前回、メタモデルやメタメタモデルの言語仕様は、ほとんど同じだけれども、異なるレイヤーとして定義している、というお話をしました。
それでは、事実上同じ性質なのに、なぜクラスのクラスはクラスではなくメタクラスと呼ぶのでしょうか?


メタ構造

UMLの最終仕様書には全く振れられていませんが、言語設計の段階での設計者のコメントが、彼らの本音をかいま見せています。
仕様書の裏に見え隠れする事情について振れてみます。

クラスの集まり

以前クラスのインスタンスはオブジェクトである、つまりクラスはオブジェクトの集まりであるというお話をしました。
そして、オブジェクトとクラスは違う性質を持つために混同することはないと思います。

ところが、メタクラスとクラスは共に集まりの概念であり、基本的に全く同じ文法上のルールに従った振舞いと構造を持ちます。
従って、わざわざメタクラスなどと言う大仰なものを定義しなくてもいいではないかと言う疑問が湧いてきます。

そこで、今度は仮に、クラスの集まりもクラスである、つまりクラスはクラスのインスタンスであると仮定するとどうなるでしょうか?

すべての集合の集合

この場合、クラスはクラスに属することになります。
これを、集合論のアナロジーで考えてみたいと思います。

ここで、集合Aを{すべての集合の集合}とすると考えた場合、クラスがクラスに属する状態と同じ現象が発生し、A∈Aとなります。
ところが、自分自身を要素として含む集合は、論理的に矛盾を引き起こしてしまい、数学的に許されません。(☆:簡略版の証明を本日の投稿の末尾に掲げました)

ラッセルのパラドックス(集まり、集合に関する逆理)

集合論は、抽象的な事柄を議論するには非常に便利なツールであり、現代数学の基礎となっています。
しかし、そこには強い劇薬も含まれています。
そして、その影響は、様々な要素を集めて巨大な集合を作る際に顕著に表れてきます。

先ほど、述べましたように集合は、自分自身を要素として含むことが許されません。
そこで今度は、自分自身を含まない集合の集合を考えてみましょう。
ここでは、この集合をRと呼ぶことにします。
そうしますと、今度は「Rは自分自身を含むか?」と言う疑問がわいてきます。かりに、もし含まないとすると、定義からRは自分自身を含まない集合の集合ですから、Rは自分自身を含んでしまうことになります。
今度は逆に、Rは自分自身を含むとすると、定義からRは自分自身を含まないものの集合ですから、Rは自分自身を含まないことになり矛盾します。
この矛盾はいったいどこから来るのでしょうか?

実は、Rを集合だと考えたことに問題があったのです。
集合がどんどん大きくなると(例えばすべての集合の集合など)、もう集合ではなくなってしまうのです。

集合を超えた集まり

メタクラスもこのアナロジーが働きます。
すべてのクラスを集めてしまうと、もはやクラスではなくなってしまいます。
メタは、メタフィジックス(形而上学)のメタと同根で、「〜を超えた」「超越した」という意味があります。
メタモデルとメタメタモデルの関係も同様です。メタモデルを超越したモデルがメタメタモデルです。
そして、UMLの言語仕様には、データレイヤー→メタデータレイヤー→メタモデルレイヤー→メタメタモデルレイヤーという厳密なレイヤー構造が適用されます。

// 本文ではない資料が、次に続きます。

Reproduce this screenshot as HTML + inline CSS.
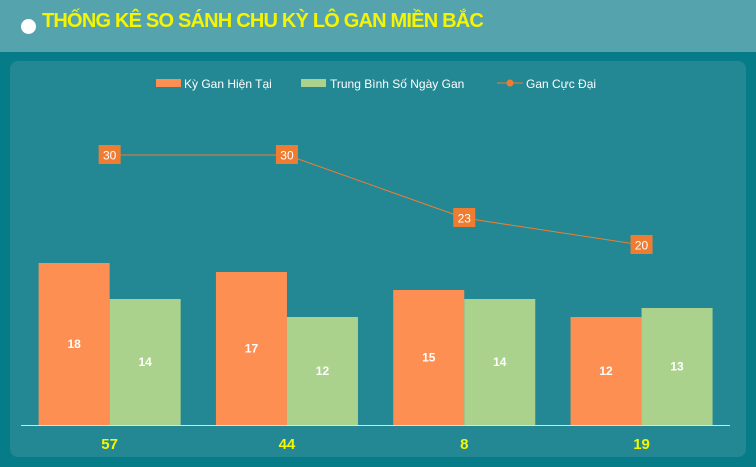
<!DOCTYPE html>
<html><head><meta charset="utf-8"><style>
body{margin:0;width:756px;height:467px;background:#067c88;font-family:"Liberation Sans",sans-serif;overflow:hidden;position:relative}
#hdr{position:absolute;left:0;top:0;width:756px;height:52px;background:#55a3ad}
#title{position:absolute;left:42px;top:10px;color:#f5f500;font-size:20px;font-weight:bold;letter-spacing:-0.8px}
#dot{position:absolute;left:21px;top:19px;width:15px;height:15px;border-radius:50%;background:#fff}
#panel{position:absolute;left:10px;top:61px;width:736px;height:396px;background:#238894;border-radius:8px}
svg{position:absolute;left:0;top:0}
</style></head><body>
<div id="hdr"><div id="dot"></div><div id="title">THỐNG KÊ SO SÁNH CHU KỲ LÔ GAN MIỀN BẮC</div></div>
<div id="panel"></div>
<svg id="chart" width="756" height="467"></svg>
<script>
const categories=["57","44","8","19"];
const current=[18,17,15,12];
const average=[14,12,14,13];
const maxGan=[30,30,23,20];
const legendLabels=["Kỳ Gan Hiện Tại","Trung Bình Số Ngày Gan","Gan Cực Đại"];
const NS="http://www.w3.org/2000/svg";
const svg=document.getElementById('chart');
const base=425,unit=9,x0=21,step=177.3,bw=71;
const y=v=>base-v*unit;
const cx=i=>x0+step*(i+0.5);
function mk(t,a){const e=document.createElementNS(NS,t);for(const k in a)e.setAttribute(k,a[k]);svg.appendChild(e);return e;}
function txt(x,yy,s,fill,size,bold,anchor){const e=mk('text',{x:x,y:yy,fill:fill,'font-size':size,'font-weight':bold?'bold':'normal','text-anchor':anchor||'middle','font-family':'Liberation Sans, sans-serif'});e.textContent=s;return e;}
categories.forEach((c,i)=>{
 let r=mk('rect',{x:cx(i)-bw,y:y(current[i]),width:bw,height:current[i]*unit,fill:'#fe8f53'});
 
 
 let t=txt(cx(i)-bw/2,(y(current[i])+base)/2+4,current[i],'#fff',12,true);
 
 
 let g=mk('rect',{x:cx(i),y:y(average[i]),width:bw,height:average[i]*unit,fill:'#abd28d'});
 
 
 let t2=txt(cx(i)+bw/2,(y(average[i])+base)/2+4,average[i],'#fff',12,true);
 
 
 let xl=txt(cx(i),449,c,'#f5f500',15,true);
 
 
});
let ax=mk('line',{x1:21,x2:730,y1:base+0.5,y2:base+0.5,stroke:'#cfe6e8','stroke-width':1});


let pts=maxGan.map((v,i)=>cx(i)+','+y(v)).join(' ');
let pl=mk('polyline',{points:pts,fill:'none',stroke:'#ee7d31','stroke-width':1});


maxGan.forEach((v,i)=>{
 let b=mk('rect',{x:cx(i)-11,y:y(v)-10,width:22,height:19,fill:'#ee7d31'});
 
 
 let t=txt(cx(i),y(v)+4.5,v,'#fff',12,false);
 
 
});
// legend
let l1=mk('rect',{x:156,y:79,width:25,height:8,fill:'#fe8f53'});


let lt1=txt(184,88,legendLabels[0],'#fff',12,false,'start');


let l2=mk('rect',{x:301,y:79,width:25,height:8,fill:'#abd28d'});


let lt2=txt(330,88,legendLabels[1],'#fff',12,false,'start');


let l3=mk('line',{x1:497,x2:523,y1:83,y2:83,stroke:'#ee7d31','stroke-width':1});


let l3c=mk('circle',{cx:510,cy:83,r:3.5,fill:'#ee7d31'});


let lt3=txt(526,88,legendLabels[2],'#fff',12,false,'start');


</script>
</body></html>
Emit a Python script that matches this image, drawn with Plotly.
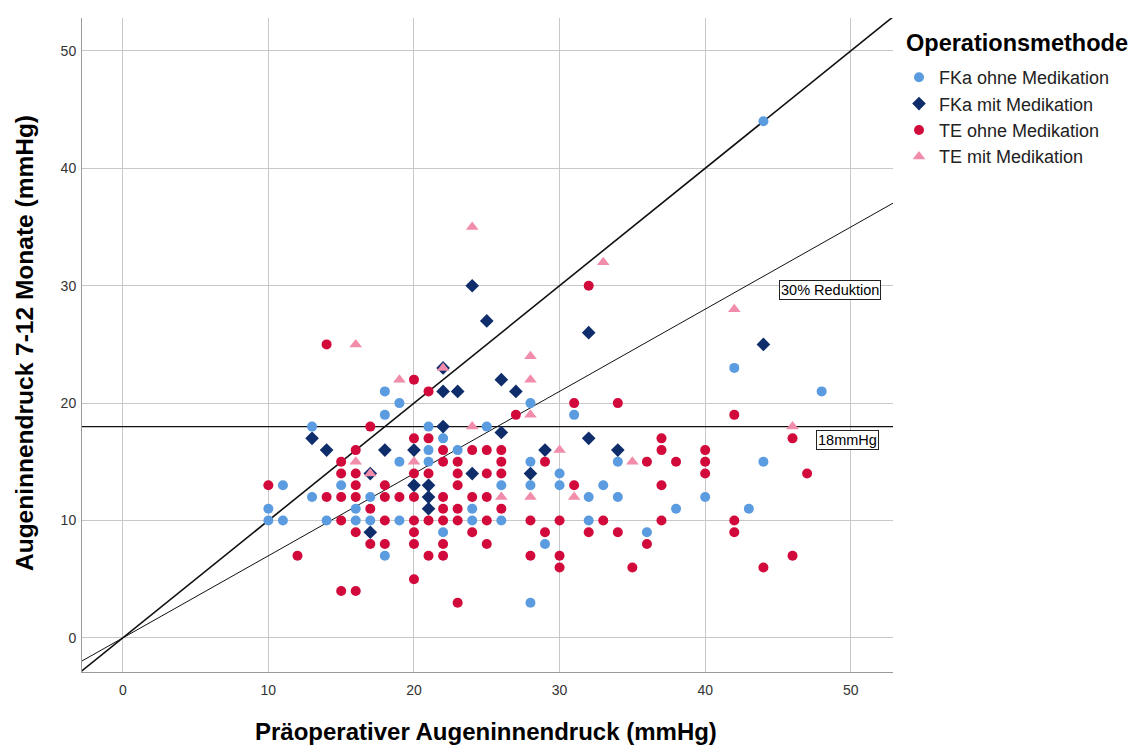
import plotly.graph_objects as go

# ---- data ----
fka_ohne_x = [10,10,11,11,13,13,14,15,16,16,17,17,18,18,18,19,19,19,21,21,21,22,22,23,24,24,25,26,26,28,28,28,28,29,30,30,31,32,32,33,34,34,36,38,40,42,43,44,44,48]
fka_ohne_y = [11,10,13,10,18,12,10,13,11,10,12,10,21,19,7,20,15,10,18,16,15,17,9,16,11,10,18,13,10,20,15,13,3,8,14,13,19,12,10,13,15,12,9,11,12,23,11,44,15,21]

fka_mit_x = [13,14,17,17,18,20,20,21,21,21,22,22,22,23,24,24,25,26,26,27,28,29,32,32,34,44]
fka_mit_y = [17,16,14,9,16,16,13,13,12,11,23,21,18,21,30,14,27,22,17.5,21,14,16,26,17,16,25]

te_ohne_x = [10,12,14,14,15,15,15,15,15,16,16,16,16,16,16,17,17,17,18,18,18,18,19,
             20,20,20,20,20,20,20,20,21,21,21,21,21,22,22,22,22,22,22,22,
             23,23,23,23,23,23,24,24,24,25,25,25,25,25,26,26,26,26,27,28,28,
             29,29,30,30,30,31,31,32,32,33,34,34,35,36,36,37,37,37,37,38,
             40,40,40,42,42,42,44,46,46,47]
te_ohne_y = [13,7,25,12,15,14,12,10,4,16,14,13,12,9,4,18,11,8,13,12,10,8,12,
             22,17,14,12,10,9,8,5,21,17,14,10,7,16,15,12,11,10,8,7,
             15,14,13,11,10,3,16,12,9,16,14,12,10,8,16,15,14,11,19,10,7,
             15,9,10,7,6,20,13,30,9,10,20,9,6,15,8,17,16,13,10,15,
             16,15,14,19,10,9,6,17,7,14]

te_mit_x = [16,16,17,19,20,22,24,24,26,28,28,28,28,30,31,33,35,42,46]
te_mit_y = [25,15,14,22,15,23,35,18,12,24,22,19,12,16,12,32,15,28,18]

group_names = ["FKa ohne Medikation", "FKa mit Medikation", "TE ohne Medikation", "TE mit Medikation"]
group_colors = ["#5b9be0", "#0f2d6b", "#d20a3c", "#f28cab"]
group_symbols = ["circle", "diamond", "circle", "triangle-up"]
group_sizes = [10, 10.5, 10, 11]

ref_slopes = [1.0, 0.7]          # identity line, 30% reduction line
ref_widths = [1.6, 1.0]
threshold_y = 18
x_range = [-2.8, 52.9]
y_range = [-2.9, 52.8]
tick_vals = [0, 10, 20, 30, 40, 50]

FONT = "Liberation Sans, Arial"

# plot area in pixels (for paper-coordinate placement of titles)
PL, PR, PT, PB = 82, 893, 18, 672
def px(xp): return (xp - PL) / (PR - PL)
def py(yp): return (PB - yp) / (PB - PT)

fig = go.Figure()

line_x = [-10, 70]
for s, w in zip(ref_slopes, ref_widths):
    fig.add_trace(go.Scatter(x=line_x, y=[s * v for v in line_x], mode="lines",
                             line=dict(color="#111111", width=w),
                             showlegend=False, hoverinfo="skip"))
fig.add_trace(go.Scatter(x=line_x, y=[threshold_y, threshold_y], mode="lines",
                         line=dict(color="#111111", width=1.1),
                         showlegend=False, hoverinfo="skip"))

groups = [(fka_ohne_x, fka_ohne_y), (fka_mit_x, fka_mit_y), (te_ohne_x, te_ohne_y), (te_mit_x, te_mit_y)]
for (gx, gy), name, col, sym, sz in zip(groups, group_names, group_colors, group_symbols, group_sizes):
    fig.add_trace(go.Scatter(x=gx, y=gy, mode="markers", name=name,
                             marker=dict(color=col, symbol=sym, size=sz, line=dict(width=0))))

fig.add_annotation(x=48.6, y=29.6, xref="x", yref="y", text="30% Reduktion", showarrow=False,
                   font=dict(family=FONT, size=14.5, color="#000"),
                   bgcolor="white", bordercolor="#222", borderwidth=1, borderpad=1)
fig.add_annotation(x=49.75, y=16.9, xref="x", yref="y", text="18mmHg", showarrow=False,
                   font=dict(family=FONT, size=14.5, color="#000"),
                   bgcolor="white", bordercolor="#222", borderwidth=1, borderpad=1)

# axis titles
fig.add_annotation(x=px(486), y=py(731), xref="paper", yref="paper",
                   text="<b>Präoperativer Augeninnendruck (mmHg)</b>", showarrow=False,
                   xanchor="center", yanchor="middle",
                   font=dict(family=FONT, size=24, color="#000"))
fig.add_annotation(x=px(24), y=py(343), xref="paper", yref="paper",
                   text="<b>Augeninnendruck 7-12 Monate (mmHg)</b>", textangle=-90,
                   xanchor="center", yanchor="middle",
                   showarrow=False, font=dict(family=FONT, size=24.5, color="#000"))
# legend title
fig.add_annotation(x=px(904), y=py(43), xref="paper", yref="paper",
                   text="<b>Operationsmethode</b>", showarrow=False,
                   xanchor="left", yanchor="middle",
                   font=dict(family=FONT, size=23.5, color="#000"))

axis_common = dict(showgrid=True, gridcolor="#c8c8c8", gridwidth=1, zeroline=False,
                   showline=True, linecolor="#9a9a9a", linewidth=1, ticks="",
                   tickvals=tick_vals, tickfont=dict(family=FONT, size=14, color="#333"))

fig.update_xaxes(range=x_range, ticklabelstandoff=5, **axis_common)
fig.update_yaxes(range=y_range, ticklabelstandoff=2, **axis_common)

fig.update_layout(
    width=1136, height=745,
    margin=dict(l=PL, r=1136 - PR, t=PT, b=745 - PB, autoexpand=False),
    paper_bgcolor="white", plot_bgcolor="white",
    legend=dict(x=px(899), y=py(59), xanchor="left", yanchor="top",
                font=dict(family=FONT, size=18, color="#222"),
                tracegroupgap=0, itemsizing="trace"),
)

fig.write_html("out.html")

UML設計者たちは、これらの構造を集合の濃度の階梯に例えています。これについては、また後日解説したいと思います。

☆カントールのパラドックス

A={x : x=x} (Aはすべての集合の集合)とする。
すると、Aのベキ集合P(A)が存在し、 Aの濃度 < P(A)の濃度 となる。
しかし、P(A)の要素はすべて集合なので、 P(A) ⊂ A であり、Aの濃度 ≧ P(A)の濃度 となり、これは矛盾。